Les scientifiques ont reconnu que les données étaient limitées dans de nombreux domaines, mais ils sont sûrs d’une chose : plus nous rejetons de substances nouvelles dans de nouveaux environnements, plus nous poussons l’ensemble du système terrestre vers l’effondrement. Pour eux, le poids de la preuve indiquait une violation de la limite planétaire. « Il existe des preuves que les choses vont dans la mauvaise direction à chaque étape du processus« , regrette le professeur Bethanie Carney Almroth de l’université de Göteborg, qui faisait partie de l’équipe. « Par exemple, la masse totale des plastiques dépasse désormais la masse totale de tous les mammifères vivants. Pour moi, c’est une indication assez claire que nous avons franchi une limite. Nous sommes en difficulté, mais il y a des choses que nous pouvons faire pour inverser le cours des choses.«
Patricia Villarrubia-Gómez affirme : « Passer à une économie circulaire est vraiment important. Cela signifie qu’il faut changer les matériaux et les produits pour qu’ils puissent être réutilisés et non gaspillés. » Les chercheurs estiment qu’une réglementation plus forte était nécessaire et, à l’avenir, un plafond fixe sur la production et la libération de produits chimiques, de la même manière que les objectifs de carbone visent à mettre fin aux émissions de gaz à effet de serre.

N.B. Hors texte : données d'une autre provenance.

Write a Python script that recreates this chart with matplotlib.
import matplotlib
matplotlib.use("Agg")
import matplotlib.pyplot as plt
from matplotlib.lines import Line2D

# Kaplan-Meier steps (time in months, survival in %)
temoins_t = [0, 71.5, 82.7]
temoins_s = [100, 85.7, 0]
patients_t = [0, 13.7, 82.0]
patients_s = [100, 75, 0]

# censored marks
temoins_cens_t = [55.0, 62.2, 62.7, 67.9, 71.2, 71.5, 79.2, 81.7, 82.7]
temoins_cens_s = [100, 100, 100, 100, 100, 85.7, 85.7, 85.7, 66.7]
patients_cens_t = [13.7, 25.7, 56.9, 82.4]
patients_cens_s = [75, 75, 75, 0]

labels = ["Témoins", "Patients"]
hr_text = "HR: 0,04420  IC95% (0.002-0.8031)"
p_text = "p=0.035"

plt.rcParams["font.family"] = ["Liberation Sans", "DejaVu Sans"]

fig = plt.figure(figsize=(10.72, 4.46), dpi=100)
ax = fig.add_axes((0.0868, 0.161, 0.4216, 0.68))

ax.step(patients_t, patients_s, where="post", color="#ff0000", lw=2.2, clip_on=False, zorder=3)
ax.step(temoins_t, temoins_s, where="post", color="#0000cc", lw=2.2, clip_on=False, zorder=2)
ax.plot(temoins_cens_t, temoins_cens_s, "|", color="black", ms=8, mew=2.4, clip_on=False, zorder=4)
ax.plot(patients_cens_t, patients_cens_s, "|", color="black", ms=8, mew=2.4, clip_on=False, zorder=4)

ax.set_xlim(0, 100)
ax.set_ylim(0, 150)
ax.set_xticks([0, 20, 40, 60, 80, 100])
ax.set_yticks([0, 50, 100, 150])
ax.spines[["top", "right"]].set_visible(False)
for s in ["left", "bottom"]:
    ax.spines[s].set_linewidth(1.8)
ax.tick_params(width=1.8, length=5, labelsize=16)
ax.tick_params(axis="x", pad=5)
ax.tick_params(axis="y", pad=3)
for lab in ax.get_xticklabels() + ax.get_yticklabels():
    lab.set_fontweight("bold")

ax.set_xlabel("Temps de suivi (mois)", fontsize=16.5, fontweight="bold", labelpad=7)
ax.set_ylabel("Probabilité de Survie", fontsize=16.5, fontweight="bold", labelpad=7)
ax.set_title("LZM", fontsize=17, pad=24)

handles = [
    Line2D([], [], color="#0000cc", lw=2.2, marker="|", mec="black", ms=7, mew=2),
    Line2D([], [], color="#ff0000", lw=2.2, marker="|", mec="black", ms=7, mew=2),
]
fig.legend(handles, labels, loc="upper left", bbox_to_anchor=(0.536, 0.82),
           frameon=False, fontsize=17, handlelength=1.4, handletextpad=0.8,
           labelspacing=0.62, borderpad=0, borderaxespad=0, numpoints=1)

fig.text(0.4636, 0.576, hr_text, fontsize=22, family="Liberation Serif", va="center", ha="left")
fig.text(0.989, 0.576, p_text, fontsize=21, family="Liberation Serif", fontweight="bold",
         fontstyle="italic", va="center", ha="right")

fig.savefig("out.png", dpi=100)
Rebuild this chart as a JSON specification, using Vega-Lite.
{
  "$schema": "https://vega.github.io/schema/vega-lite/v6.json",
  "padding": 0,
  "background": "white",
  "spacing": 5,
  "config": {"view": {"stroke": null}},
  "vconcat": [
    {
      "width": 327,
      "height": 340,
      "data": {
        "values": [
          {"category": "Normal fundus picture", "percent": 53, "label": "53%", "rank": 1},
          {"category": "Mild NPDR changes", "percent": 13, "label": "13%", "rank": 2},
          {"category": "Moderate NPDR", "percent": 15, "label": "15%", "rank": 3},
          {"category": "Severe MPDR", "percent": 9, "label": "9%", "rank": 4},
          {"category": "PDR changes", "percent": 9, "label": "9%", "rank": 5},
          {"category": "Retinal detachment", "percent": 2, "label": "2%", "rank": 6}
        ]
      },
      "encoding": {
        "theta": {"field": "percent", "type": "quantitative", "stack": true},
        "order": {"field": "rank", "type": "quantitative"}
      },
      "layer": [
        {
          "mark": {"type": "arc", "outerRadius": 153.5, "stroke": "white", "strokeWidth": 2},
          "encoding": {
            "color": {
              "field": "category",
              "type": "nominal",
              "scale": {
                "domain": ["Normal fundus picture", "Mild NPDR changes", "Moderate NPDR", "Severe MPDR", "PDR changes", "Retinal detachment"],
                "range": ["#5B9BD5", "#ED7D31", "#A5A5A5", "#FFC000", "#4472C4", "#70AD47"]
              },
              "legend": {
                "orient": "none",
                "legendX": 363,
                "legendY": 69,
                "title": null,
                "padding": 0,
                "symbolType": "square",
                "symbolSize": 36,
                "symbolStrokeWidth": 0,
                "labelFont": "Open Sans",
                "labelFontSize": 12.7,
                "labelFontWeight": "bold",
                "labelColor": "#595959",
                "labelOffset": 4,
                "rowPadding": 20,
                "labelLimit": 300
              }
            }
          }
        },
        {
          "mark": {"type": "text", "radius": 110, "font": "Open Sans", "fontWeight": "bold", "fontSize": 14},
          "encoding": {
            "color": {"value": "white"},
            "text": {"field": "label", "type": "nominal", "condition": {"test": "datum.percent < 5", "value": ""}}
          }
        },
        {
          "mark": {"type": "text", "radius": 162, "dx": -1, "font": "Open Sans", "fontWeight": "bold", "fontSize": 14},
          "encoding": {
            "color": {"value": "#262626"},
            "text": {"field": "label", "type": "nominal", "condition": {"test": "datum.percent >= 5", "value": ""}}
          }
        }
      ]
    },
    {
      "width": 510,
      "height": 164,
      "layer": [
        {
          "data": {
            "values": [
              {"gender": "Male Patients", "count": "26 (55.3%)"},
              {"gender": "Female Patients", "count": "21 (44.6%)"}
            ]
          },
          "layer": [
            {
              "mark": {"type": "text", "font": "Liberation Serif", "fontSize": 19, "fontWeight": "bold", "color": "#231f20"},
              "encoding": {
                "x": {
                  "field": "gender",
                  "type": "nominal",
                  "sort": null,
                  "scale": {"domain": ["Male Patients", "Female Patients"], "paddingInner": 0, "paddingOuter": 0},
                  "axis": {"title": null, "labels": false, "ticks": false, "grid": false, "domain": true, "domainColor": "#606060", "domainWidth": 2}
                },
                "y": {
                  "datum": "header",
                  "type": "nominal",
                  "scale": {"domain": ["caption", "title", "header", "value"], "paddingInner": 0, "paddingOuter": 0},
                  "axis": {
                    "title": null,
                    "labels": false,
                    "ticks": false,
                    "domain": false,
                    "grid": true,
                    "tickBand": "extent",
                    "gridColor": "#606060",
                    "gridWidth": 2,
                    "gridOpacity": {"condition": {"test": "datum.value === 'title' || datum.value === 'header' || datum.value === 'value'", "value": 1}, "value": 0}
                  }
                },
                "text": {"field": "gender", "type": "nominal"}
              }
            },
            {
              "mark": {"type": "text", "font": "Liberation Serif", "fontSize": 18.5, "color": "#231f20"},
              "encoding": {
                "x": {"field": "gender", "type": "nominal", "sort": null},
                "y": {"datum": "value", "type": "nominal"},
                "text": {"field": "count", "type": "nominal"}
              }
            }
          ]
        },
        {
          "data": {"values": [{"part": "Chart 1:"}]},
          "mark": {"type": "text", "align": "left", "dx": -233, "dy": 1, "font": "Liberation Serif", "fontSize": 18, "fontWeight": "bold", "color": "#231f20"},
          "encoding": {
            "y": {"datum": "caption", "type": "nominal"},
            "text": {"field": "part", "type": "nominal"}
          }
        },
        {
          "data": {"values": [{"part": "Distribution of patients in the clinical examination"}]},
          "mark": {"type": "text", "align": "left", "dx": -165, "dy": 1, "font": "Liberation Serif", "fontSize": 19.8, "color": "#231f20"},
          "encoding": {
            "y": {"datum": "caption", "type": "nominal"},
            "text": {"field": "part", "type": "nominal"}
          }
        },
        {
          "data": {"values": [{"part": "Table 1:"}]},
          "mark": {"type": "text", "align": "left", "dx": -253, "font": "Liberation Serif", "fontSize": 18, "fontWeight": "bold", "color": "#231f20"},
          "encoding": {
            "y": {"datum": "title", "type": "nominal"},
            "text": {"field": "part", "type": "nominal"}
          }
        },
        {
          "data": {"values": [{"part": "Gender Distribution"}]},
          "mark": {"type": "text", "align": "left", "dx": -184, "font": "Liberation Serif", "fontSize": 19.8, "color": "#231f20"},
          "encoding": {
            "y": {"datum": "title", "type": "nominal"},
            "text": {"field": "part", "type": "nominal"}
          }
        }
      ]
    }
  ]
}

D’autant que, par effet multiplicateur, le réchauffement climatique peut aggraver la pollution chimique. En effet, les températures plus élevées font que les produits chimiques organiquement persistants s’évaporent plus facilement dans l’atmosphère, alors que la sécheresse due au changement climatique concentre les polluants dans les masses d’eau. Aussi, les produits chimiques coincés dans la glace peuvent être déplacés lors de la fonte des glaciers.

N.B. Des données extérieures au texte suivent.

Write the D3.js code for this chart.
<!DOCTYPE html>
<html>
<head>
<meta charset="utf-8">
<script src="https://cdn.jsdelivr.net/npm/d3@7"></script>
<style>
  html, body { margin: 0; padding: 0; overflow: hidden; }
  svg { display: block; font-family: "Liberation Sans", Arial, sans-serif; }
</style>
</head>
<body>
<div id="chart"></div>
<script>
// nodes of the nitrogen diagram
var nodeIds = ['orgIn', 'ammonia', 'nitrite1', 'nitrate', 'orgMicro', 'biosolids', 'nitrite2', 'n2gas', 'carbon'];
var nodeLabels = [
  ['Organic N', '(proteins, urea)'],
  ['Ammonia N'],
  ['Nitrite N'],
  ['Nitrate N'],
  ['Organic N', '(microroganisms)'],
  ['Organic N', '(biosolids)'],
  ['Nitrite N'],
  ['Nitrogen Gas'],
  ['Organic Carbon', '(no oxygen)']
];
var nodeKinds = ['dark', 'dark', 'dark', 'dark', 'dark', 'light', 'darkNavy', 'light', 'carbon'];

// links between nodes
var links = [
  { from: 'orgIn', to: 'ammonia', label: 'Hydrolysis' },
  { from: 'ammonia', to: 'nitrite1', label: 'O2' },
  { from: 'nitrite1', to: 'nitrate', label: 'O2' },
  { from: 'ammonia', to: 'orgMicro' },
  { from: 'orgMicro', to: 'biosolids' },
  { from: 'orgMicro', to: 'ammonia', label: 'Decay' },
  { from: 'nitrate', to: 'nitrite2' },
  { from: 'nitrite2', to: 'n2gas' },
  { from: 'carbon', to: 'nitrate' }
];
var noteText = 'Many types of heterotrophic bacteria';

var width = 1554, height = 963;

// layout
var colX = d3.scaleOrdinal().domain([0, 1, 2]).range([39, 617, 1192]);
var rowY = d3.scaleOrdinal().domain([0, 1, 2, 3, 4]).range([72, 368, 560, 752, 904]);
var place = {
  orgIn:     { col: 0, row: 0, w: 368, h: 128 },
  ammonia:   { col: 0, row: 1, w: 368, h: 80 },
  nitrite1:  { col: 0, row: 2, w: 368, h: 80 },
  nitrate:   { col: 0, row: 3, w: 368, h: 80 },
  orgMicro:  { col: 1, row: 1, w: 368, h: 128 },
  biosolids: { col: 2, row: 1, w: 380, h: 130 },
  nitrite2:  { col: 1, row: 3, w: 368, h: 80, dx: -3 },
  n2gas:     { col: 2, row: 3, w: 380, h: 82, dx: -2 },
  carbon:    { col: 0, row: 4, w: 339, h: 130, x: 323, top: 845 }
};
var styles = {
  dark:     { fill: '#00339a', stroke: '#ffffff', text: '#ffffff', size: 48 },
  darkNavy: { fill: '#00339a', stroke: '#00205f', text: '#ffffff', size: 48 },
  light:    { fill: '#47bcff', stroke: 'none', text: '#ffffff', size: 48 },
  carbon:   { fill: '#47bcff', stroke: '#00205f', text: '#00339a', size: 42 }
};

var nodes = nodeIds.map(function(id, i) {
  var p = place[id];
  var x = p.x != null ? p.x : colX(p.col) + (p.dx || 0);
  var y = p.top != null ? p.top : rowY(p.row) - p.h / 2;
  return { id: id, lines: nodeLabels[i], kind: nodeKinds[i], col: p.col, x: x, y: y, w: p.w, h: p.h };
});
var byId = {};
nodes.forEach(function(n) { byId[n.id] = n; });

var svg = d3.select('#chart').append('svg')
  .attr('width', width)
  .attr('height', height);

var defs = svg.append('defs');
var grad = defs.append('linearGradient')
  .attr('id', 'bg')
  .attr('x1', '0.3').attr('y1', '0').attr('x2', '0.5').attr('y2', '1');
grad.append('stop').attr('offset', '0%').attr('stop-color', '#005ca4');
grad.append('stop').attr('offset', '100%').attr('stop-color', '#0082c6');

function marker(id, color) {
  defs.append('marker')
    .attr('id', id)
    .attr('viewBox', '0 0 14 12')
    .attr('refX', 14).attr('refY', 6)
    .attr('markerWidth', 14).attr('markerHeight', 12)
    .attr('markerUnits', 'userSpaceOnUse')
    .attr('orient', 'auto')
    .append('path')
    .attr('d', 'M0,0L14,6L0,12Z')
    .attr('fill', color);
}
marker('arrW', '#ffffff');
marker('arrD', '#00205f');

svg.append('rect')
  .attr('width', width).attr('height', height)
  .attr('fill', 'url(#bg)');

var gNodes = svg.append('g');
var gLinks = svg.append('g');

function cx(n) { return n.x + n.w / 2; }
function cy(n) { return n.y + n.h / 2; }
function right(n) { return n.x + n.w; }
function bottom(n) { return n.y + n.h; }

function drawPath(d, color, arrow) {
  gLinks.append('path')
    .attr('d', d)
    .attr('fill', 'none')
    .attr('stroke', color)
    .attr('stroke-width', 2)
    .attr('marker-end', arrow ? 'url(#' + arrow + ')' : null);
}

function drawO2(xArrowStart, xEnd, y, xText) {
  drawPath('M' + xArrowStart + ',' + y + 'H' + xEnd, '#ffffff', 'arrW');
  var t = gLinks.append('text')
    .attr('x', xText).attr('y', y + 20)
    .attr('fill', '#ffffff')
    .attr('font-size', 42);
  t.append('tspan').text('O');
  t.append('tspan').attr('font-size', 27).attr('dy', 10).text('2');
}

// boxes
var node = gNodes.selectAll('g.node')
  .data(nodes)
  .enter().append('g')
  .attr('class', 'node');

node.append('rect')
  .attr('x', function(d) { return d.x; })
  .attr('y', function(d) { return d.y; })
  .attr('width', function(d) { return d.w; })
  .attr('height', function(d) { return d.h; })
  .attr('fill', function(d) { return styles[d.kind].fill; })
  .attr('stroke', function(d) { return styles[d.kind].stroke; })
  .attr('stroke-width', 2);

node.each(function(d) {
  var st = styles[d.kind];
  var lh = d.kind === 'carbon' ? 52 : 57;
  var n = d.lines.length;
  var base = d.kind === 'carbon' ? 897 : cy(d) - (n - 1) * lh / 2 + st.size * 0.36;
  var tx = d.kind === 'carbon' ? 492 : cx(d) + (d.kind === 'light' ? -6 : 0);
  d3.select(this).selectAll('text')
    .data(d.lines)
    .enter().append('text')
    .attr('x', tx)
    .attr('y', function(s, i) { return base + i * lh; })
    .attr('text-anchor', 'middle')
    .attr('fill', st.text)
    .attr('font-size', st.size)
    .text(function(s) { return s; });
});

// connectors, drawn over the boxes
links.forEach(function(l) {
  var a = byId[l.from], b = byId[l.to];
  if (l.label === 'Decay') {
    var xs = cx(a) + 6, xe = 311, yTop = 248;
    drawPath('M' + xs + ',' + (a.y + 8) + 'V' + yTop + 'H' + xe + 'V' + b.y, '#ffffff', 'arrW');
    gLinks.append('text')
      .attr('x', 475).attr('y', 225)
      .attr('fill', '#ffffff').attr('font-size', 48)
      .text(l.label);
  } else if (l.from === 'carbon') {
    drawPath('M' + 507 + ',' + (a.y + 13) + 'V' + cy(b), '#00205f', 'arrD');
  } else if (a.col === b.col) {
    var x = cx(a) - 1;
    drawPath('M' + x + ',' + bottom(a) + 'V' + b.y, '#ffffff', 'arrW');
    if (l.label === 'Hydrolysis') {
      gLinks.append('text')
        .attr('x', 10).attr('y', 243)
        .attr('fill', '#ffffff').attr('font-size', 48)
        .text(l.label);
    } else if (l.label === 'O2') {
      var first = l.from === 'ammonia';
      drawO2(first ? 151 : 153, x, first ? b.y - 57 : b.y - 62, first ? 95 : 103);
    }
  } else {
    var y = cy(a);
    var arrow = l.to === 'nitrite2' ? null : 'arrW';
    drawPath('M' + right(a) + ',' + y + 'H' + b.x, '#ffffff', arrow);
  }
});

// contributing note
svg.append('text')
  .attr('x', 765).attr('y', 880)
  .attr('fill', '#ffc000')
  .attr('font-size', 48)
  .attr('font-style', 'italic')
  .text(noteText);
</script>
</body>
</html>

Un organisme scientifique mondial sur la pollution chimique
De plus en plus de voix s’élèvent pour réclamer une action internationale sur les produits chimiques et les plastiques, notamment la création d’un organisme scientifique mondial sur la pollution chimique, à l’instar du Groupe d’experts intergouvernemental sur l’évolution du climat.

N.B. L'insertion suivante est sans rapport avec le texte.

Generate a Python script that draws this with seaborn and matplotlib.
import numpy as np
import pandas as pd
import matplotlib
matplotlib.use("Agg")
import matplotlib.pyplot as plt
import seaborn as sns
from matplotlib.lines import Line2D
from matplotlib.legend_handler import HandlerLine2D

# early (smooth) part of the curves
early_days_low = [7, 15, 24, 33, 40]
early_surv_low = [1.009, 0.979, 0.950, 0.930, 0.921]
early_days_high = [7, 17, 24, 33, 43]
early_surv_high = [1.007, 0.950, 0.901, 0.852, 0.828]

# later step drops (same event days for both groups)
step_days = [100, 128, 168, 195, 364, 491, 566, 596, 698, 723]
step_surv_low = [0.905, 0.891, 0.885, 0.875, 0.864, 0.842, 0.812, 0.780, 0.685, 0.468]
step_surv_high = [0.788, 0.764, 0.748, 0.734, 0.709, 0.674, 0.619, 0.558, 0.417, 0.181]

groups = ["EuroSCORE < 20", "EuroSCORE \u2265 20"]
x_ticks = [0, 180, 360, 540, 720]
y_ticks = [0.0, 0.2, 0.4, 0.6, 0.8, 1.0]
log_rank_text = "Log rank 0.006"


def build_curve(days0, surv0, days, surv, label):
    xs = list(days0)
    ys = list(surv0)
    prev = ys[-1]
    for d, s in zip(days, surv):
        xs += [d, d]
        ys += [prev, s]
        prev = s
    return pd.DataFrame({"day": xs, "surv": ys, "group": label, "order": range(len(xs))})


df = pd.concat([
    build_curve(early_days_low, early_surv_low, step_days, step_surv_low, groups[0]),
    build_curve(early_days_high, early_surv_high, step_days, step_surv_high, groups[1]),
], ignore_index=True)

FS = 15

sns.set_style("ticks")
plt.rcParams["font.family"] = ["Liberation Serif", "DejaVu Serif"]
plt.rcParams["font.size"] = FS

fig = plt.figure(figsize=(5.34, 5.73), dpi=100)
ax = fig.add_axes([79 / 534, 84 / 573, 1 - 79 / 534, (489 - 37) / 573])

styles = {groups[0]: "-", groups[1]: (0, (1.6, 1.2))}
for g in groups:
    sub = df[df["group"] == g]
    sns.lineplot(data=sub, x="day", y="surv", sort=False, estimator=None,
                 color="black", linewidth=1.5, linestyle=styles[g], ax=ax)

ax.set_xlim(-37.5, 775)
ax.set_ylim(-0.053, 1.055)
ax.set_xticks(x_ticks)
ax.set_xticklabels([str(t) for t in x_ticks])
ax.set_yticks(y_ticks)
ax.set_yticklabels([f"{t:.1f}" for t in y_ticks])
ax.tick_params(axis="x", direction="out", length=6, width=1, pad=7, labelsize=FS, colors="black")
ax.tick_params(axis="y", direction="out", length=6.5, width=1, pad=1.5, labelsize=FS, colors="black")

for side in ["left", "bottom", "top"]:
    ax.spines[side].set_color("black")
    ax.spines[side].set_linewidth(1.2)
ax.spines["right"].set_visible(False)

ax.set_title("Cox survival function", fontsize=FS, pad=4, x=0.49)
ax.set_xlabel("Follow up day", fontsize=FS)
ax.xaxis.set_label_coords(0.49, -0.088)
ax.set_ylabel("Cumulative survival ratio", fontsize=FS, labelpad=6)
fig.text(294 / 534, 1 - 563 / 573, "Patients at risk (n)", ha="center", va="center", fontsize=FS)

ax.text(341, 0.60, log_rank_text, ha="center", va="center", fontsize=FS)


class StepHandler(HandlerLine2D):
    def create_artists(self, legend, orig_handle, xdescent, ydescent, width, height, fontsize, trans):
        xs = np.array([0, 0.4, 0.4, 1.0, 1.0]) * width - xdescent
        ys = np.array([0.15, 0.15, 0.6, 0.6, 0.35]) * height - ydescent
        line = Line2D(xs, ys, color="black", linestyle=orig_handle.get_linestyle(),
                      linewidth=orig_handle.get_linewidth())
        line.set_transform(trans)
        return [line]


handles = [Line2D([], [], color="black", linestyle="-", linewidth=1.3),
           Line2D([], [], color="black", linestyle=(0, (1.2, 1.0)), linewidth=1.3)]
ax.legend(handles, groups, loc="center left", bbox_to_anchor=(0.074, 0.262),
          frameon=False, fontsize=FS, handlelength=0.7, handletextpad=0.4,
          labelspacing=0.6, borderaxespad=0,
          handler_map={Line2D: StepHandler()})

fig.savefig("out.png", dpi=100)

Le professeur Sir Ian Boyd de l’université de St Andrews, qui n’a pas participé à l’étude, est l’ancien conseiller scientifique en chef du gouvernement britannique ; il a averti en 2017 que l’hypothèse des régulateurs du monde entier selon laquelle il était sûr d’utiliser des pesticides à l’échelle industrielle dans les paysages était fausse. Ce scientifique affirme : « L’augmentation de la charge chimique dans l’environnement est diffuse et insidieuse. Même si les effets toxiques des produits chimiques individuels peuvent être difficiles à détecter, cela ne signifie pas que l’effet global est probablement insignifiant. « La réglementation n’est pas conçue pour détecter ou comprendre ces effets. Nous sommes relativement aveugles à ce qui se passe en conséquence. Dans cette situation, où nous n’avons qu’un faible niveau de certitude scientifique sur les effets, il est nécessaire d’adopter une approche beaucoup plus prudente en ce qui concerne les nouveaux produits chimiques et la quantité émise dans l’environnement. »
La frontière planétaire de la pollution chimique est la cinquième sur neuf à avoir été franchie selon les scientifiques, les autres étant le réchauffement climatique, la destruction des habitats sauvages, la perte de biodiversité et la pollution excessive par l’azote et le phosphore.